GoldGoose
I've finally got some time to write a longer response.
Thank you for the close reading and the great catch on What is Life? I've added a correction post above (wish I could get it to appear directly under the abstract!). You're right that Schrödinger introduced the aperiodic crystal specifically as the physical basis of hereditary information, not as a wholesale claim about how living matter functions. I accidentally blended that with his broader discussions of order and coherence in biological systems, so thanks for the correction.
On capsid coherence and function:
Viral capsids are highly ordered nanostructures, and their symmetry supports collective vibrational normal modes, essentially "drumhead-like" mechanical oscillations of the shell. These modes have been directly measured in single virions using ultrafast pump–probe spectroscopy, high-speed AFM, terahertz scattering, and Brillouin/optomechanical methods. These measurements establish classical coherent vibrations across the capsid. Recent theoretical work (e.g., PNAS 2024 and the 2025 arXiv paper linked below) suggests that, in principle, these collective modes could transiently exhibit quantum-like coherence similar to what's been observed in a few other protein complexes of comparable size. If present, such coherence would be short-lived and is currently purely theoretical for viral capsids, with no experimental demonstration yet. If such short-lived coherence exists, it could potentially affect coordinated conformational changes or influence assembly pathways. The functional advantage would be faster, more accurate assembly, hundreds of protein subunits finding their correct positions more efficiently than through random diffusion alone, which would reduce the burden on host cell resources and shorten the time window when partially assembled capsids are vulnerable to degradation or immune detection. This doesn't mean viruses necessarily exploit quantum mechanisms, but capsids do provide unusually clean, symmetric biological structures where subtle coherence effects (classical or quantum) could be experimentally probed.

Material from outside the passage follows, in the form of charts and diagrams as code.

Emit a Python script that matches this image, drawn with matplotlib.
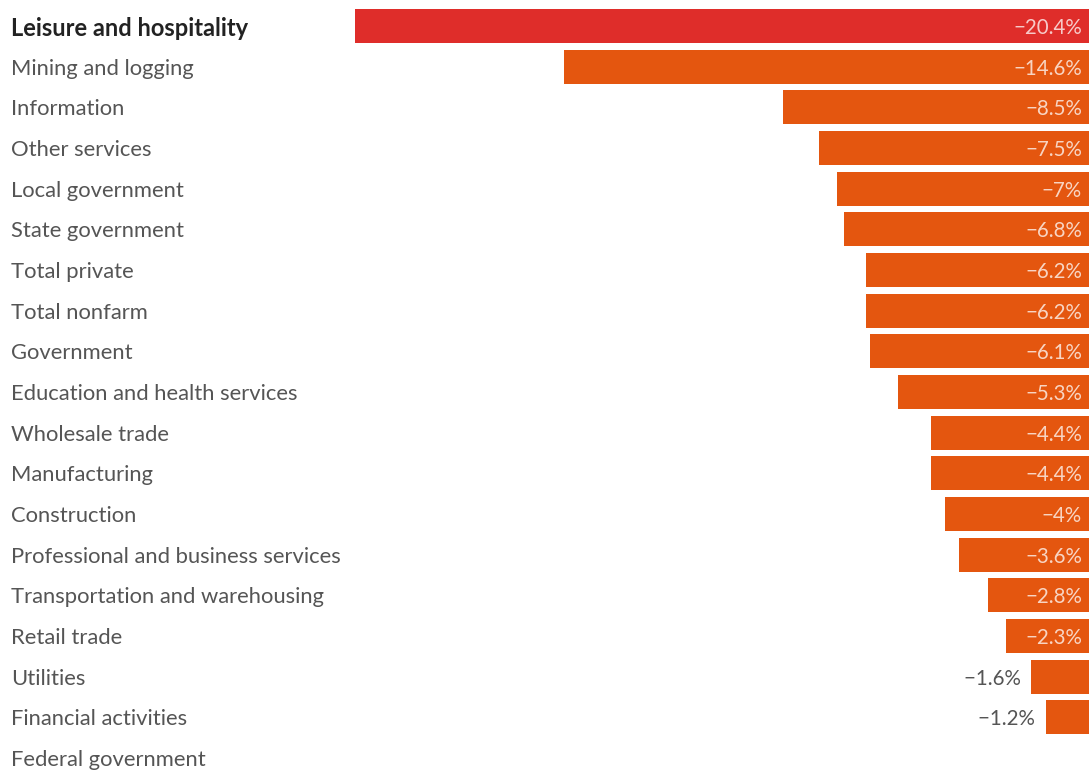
import matplotlib
matplotlib.use("Agg")
import matplotlib.pyplot as plt
import matplotlib.transforms as mtransforms

categories = [
    "Leisure and hospitality", "Mining and logging", "Information", "Other services",
    "Local government", "State government", "Total private", "Total nonfarm",
    "Government", "Education and health services", "Wholesale trade", "Manufacturing",
    "Construction", "Professional and business services", "Transportation and warehousing",
    "Retail trade", "Utilities", "Financial activities", "Federal government",
]
values = [-20.4, -14.6, -8.5, -7.5, -7.0, -6.8, -6.2, -6.2, -6.1, -5.3, -4.4, -4.4,
          -4.0, -3.6, -2.8, -2.3, -1.6, -1.2, 0.0]
labels = ["−20.4%", "−14.6%", "−8.5%", "−7.5%", "−7%", "−6.8%", "−6.2%", "−6.2%", "−6.1%",
          "−5.3%", "−4.4%", "−4.4%", "−4%", "−3.6%", "−2.8%", "−2.3%", "−1.6%", "−1.2%", ""]

RED = "#df2d2a"
ORANGE = "#e4560f"
FONT = ["Lato", "DejaVu Sans"]

W, H = 1089, 772
fig = plt.figure(figsize=(W / 100, H / 100), dpi=100)
ax = fig.add_axes([355 / W, 0, 1 - 355 / W, 1])
ax.set_xlim(-20.4, 0)
pitch = (758 - 26) / 18
ax.set_ylim((H - 26) / pitch, -26 / pitch)
ax.axis("off")

ypos = list(range(len(categories)))
colors = [RED] + [ORANGE] * (len(categories) - 1)
ax.barh(ypos, values, height=34 / pitch, color=colors, left=0)

trans = mtransforms.blended_transform_factory(fig.transFigure, ax.transData)
dy = 0.05
for i, (cat, v, lab) in enumerate(zip(categories, values, labels)):
    bold = i == 0
    ax.text(11 / W, i + dy, cat, transform=trans, ha="left", va="center",
            fontsize=17.0 if bold else 15.8, family=FONT,
            fontweight="bold" if bold else "normal",
            color="#222222" if bold else "#555555", clip_on=False)
    if not lab:
        continue
    if v <= -2.0:
        ax.text(1082 / W, i + dy, lab, transform=trans, ha="right", va="center",
                fontsize=14.8, family=FONT, color="white", alpha=0.75)
    else:
        ax.text(v, i + dy, lab + "  ", ha="right", va="center", fontsize=14.8,
                family=FONT, color="#555555")

fig.savefig("out.png", dpi=100)
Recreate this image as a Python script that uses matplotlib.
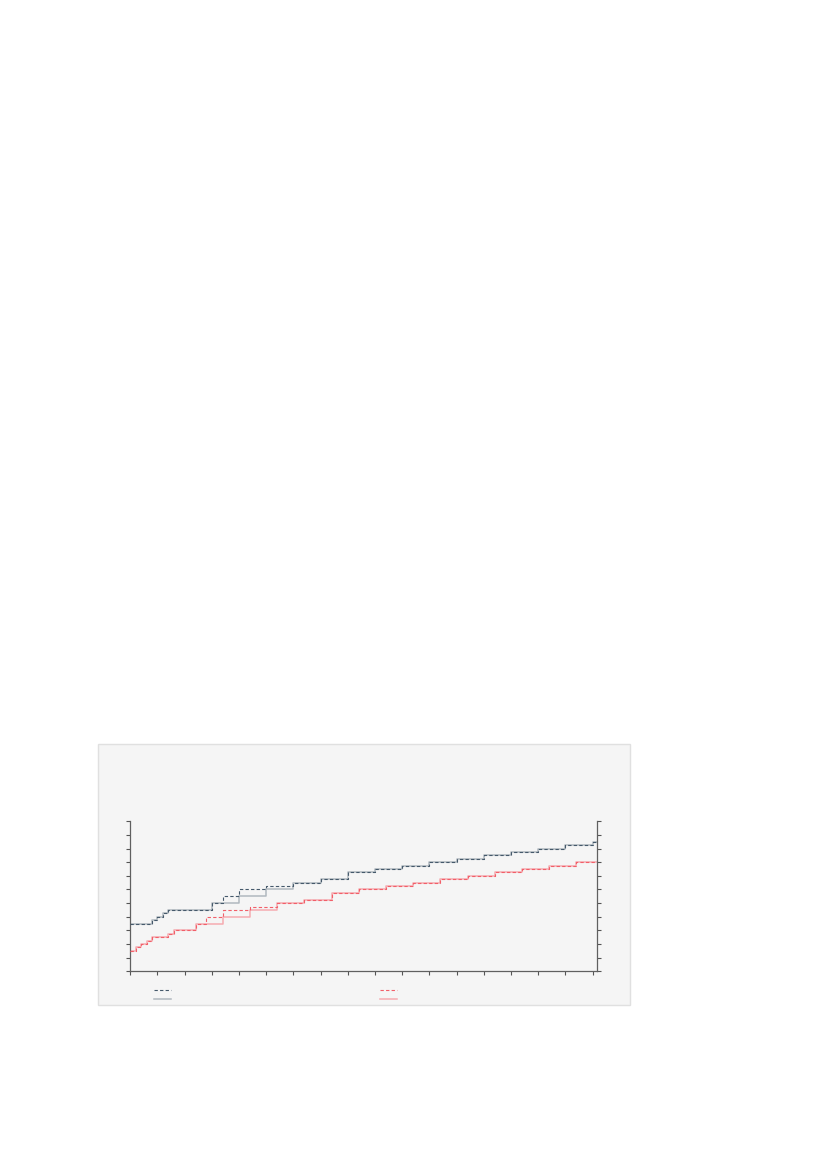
import numpy as np
import matplotlib.pyplot as plt
from matplotlib.patches import Rectangle
from matplotlib.lines import Line2D

# step series: change points (x) and levels (y)
x_end = 17.17

blue_dash_x = [0, 0.8, 1.0, 1.2, 1.4, 3.0, 3.4, 4.0, 5.0, 6.0, 7.0, 8.0, 9.0, 10.0, 11.0,
               12.0, 13.0, 14.0, 15.0, 16.0, 17.0]
blue_dash_y = [3.5, 3.75, 4.0, 4.25, 4.5, 5.0, 5.5, 6.0, 6.25, 6.5, 6.75, 7.25, 7.5, 7.75, 8.0,
               8.25, 8.5, 8.75, 9.0, 9.25, 9.5]

gray_solid_x = [0, 0.8, 1.0, 1.2, 1.4, 3.0, 4.0, 5.0, 6.0, 7.0, 8.0, 9.0, 10.0, 11.0,
                12.0, 13.0, 14.0, 15.0, 16.0, 17.0]
gray_solid_y = [3.5, 3.75, 4.0, 4.25, 4.5, 5.0, 5.5, 6.0, 6.5, 6.75, 7.25, 7.5, 7.75, 8.0,
                8.25, 8.5, 8.75, 9.0, 9.25, 9.5]

red_dash_x = [0, 0.2, 0.4, 0.6, 0.8, 1.4, 1.6, 2.4, 2.8, 3.4, 4.4, 5.4, 6.4, 7.4, 8.4,
              9.4, 10.4, 11.4, 12.4, 13.4, 14.4, 15.4, 16.4]
red_dash_y = [1.5, 1.75, 2.0, 2.25, 2.5, 2.75, 3.0, 3.5, 4.0, 4.5, 4.75, 5.0, 5.25, 5.75, 6.0,
              6.25, 6.5, 6.75, 7.0, 7.25, 7.5, 7.75, 8.0]

pink_solid_x = [0, 0.2, 0.4, 0.6, 0.8, 1.4, 1.6, 2.4, 3.4, 4.4, 5.4, 6.4, 7.4, 8.4,
                9.4, 10.4, 11.4, 12.4, 13.4, 14.4, 15.4, 16.4]
pink_solid_y = [1.5, 1.75, 2.0, 2.25, 2.5, 2.75, 3.0, 3.5, 4.0, 4.5, 5.0, 5.25, 5.75, 6.0,
                6.25, 6.5, 6.75, 7.0, 7.25, 7.5, 7.75, 8.0]

c_blue = '#45596b'
c_gray = '#b0b8bf'
c_red = '#f25f69'
c_pink = '#f6abb0'
panel_bg = '#f5f5f5'

fig = plt.figure(figsize=(8.27, 11.7), dpi=100)
W, H = 827, 1170

# grey panel behind the chart
fig.add_artist(Rectangle((98 / W, 1 - 1005 / H), (630 - 98) / W, (1005 - 744) / H,
                         transform=fig.transFigure, facecolor=panel_bg,
                         edgecolor='#e0e0e0', linewidth=1, zorder=0))

ax = fig.add_axes([130.3 / W, 1 - 971.3 / H, (597.3 - 130.3) / W, 150 / H])
ax.set_facecolor(panel_bg)


def stepline(xs, ys, **kw):
    xs = list(xs) + [x_end]
    ys = list(ys) + [ys[-1]]
    ax.step(xs, ys, where='post', **kw)


stepline(gray_solid_x, gray_solid_y, color=c_gray, lw=1.1, zorder=2)
stepline(pink_solid_x, pink_solid_y, color=c_pink, lw=1.1, zorder=2)
stepline(blue_dash_x, blue_dash_y, color=c_blue, lw=0.8, ls=(0, (3, 2)), zorder=3)
stepline(red_dash_x, red_dash_y, color=c_red, lw=0.8, ls=(0, (3, 2)), zorder=3)

ax.set_xlim(0, x_end)
ax.set_ylim(0, 11)
ax.set_xticks(np.arange(0, 18))
ax.set_yticks(np.arange(0, 12))
ax.tick_params(axis='both', length=3, width=0.8, color='#555555',
               labelleft=False, labelbottom=False)
ax.tick_params(axis='y', right=True, labelright=False)
for s in ['left', 'right', 'bottom']:
    ax.spines[s].set_color('#606060')
    ax.spines[s].set_linewidth(0.9)
ax.spines['top'].set_visible(False)

# legend keys (no text in the reference)
def key(x0, y, color, ls, lw):
    fig.add_artist(Line2D([x0 / W, (x0 + 17) / W], [1 - y / H, 1 - y / H],
                          transform=fig.transFigure, color=color, ls=ls, lw=lw))


key(154, 990, c_blue, (0, (3, 2)), 0.8)
key(154, 999, c_gray, '-', 1.1)
key(380, 990, c_red, (0, (3, 2)), 0.8)
key(380, 999, c_pink, '-', 1.1)

fig.savefig('out.png', dpi=100, facecolor='white')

Some relevant recent references:
https://www.pnas.org/doi/10.1073/pnas.2420428122
https://arxiv.org/pdf/2501.05459
Regarding feasibility:
Level 1 experiments (D₂O/H₂O substitution kinetics) use standard enzymology techniques and could be implemented in well-equipped molecular biology labs with enzymology experience, though they're not commonly done in virology. Capsid vibrational spectroscopy builds on the same ultrafast methods used to study coherence in photosynthesis, and several biophysics groups have already applied these to viral particles, but the assays require specialized ultrafast-optics facilities or collaborators. Magnetic-field perturbation experiments draw from magnetoreception research and are technically feasible, but they need dedicated coils and controlled environments, so more of a specialized setup. Level 1 is fairly practical; Levels 2–3 push into frontier territory but remain grounded in existing techniques (depending on which specific experiments we're talking about).
I'm actually hoping to attempt some of the simpler Level 1/Level 2 experiments (or similar variants) myself over the next year or so, and I'm interested in technical feedback and potential collaborators. It would be great if this contest entry led to some real experiments!